— Begin Recorded data —
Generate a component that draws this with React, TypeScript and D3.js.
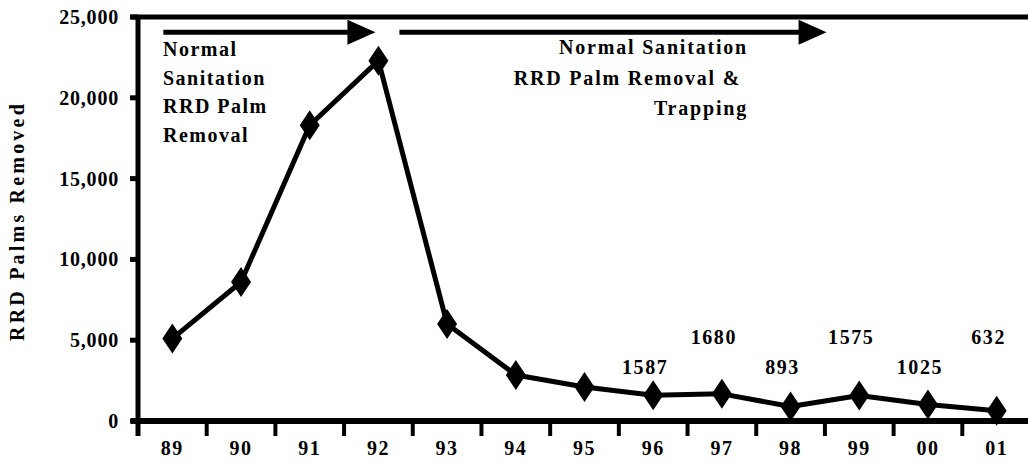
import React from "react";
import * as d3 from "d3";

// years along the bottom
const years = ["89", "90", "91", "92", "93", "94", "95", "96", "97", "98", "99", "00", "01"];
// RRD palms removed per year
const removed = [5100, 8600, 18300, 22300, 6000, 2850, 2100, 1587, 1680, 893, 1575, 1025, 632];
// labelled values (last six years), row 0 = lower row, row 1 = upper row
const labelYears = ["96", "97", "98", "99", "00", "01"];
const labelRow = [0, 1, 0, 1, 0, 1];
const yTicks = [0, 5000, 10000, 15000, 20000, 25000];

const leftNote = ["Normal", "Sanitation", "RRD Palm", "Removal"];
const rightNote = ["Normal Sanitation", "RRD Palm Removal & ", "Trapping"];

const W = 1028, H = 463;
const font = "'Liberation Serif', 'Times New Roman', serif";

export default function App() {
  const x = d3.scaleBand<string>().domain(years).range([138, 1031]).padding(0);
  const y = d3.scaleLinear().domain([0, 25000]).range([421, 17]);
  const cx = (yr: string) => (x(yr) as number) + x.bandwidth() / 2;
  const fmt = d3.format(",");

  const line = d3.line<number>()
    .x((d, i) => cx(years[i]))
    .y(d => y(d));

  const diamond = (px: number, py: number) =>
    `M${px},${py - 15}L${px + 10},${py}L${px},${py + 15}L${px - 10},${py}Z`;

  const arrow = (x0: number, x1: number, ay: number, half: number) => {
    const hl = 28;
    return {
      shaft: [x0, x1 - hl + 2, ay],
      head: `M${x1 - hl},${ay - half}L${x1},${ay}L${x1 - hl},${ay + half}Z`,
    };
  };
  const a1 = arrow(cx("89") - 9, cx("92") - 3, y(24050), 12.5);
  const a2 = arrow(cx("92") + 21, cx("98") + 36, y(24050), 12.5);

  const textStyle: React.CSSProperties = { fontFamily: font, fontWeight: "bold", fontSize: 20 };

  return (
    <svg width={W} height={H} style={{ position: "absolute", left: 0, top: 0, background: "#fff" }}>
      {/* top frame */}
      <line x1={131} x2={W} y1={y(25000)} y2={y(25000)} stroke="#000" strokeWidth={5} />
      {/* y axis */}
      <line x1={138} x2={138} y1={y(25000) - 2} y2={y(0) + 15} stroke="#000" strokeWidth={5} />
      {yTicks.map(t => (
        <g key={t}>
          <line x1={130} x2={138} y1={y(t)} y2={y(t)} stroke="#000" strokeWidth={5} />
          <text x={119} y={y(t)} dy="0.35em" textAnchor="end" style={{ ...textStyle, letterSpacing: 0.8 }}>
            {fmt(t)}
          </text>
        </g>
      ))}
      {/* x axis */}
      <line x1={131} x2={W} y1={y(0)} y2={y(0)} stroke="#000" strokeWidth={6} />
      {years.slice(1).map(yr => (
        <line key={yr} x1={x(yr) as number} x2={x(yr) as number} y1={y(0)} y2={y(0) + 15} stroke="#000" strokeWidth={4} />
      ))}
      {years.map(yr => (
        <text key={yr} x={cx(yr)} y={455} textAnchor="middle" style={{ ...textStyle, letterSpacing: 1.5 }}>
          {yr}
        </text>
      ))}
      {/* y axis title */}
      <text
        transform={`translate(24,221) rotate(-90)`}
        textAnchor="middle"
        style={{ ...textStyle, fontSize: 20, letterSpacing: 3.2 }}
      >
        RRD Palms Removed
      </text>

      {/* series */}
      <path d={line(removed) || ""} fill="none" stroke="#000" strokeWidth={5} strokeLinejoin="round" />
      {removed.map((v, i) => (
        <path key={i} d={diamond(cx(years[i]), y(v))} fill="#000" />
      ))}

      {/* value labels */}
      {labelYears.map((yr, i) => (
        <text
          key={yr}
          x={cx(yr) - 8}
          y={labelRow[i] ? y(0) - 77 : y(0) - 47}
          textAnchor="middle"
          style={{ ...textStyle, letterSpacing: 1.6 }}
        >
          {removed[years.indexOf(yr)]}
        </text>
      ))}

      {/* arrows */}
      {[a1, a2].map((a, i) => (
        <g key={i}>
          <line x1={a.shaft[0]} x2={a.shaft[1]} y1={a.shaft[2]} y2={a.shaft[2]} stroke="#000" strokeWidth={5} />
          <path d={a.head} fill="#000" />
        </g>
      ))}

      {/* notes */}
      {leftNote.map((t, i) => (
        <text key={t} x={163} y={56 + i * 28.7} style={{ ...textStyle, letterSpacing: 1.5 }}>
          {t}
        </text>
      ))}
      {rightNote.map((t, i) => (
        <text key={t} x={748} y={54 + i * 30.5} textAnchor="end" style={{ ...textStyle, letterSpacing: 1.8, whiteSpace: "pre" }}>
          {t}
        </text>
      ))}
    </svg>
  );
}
— End Recorded data —
▶ [What you should do]: Pick out every line above that holds the word "React" and copy it.

▶ [Response for this exercise]:
Generate a component that draws this with React, TypeScript and D3.js.
import React from "react";
  const textStyle: React.CSSProperties = { fontFamily: font, fontWeight: "bold", fontSize: 20 };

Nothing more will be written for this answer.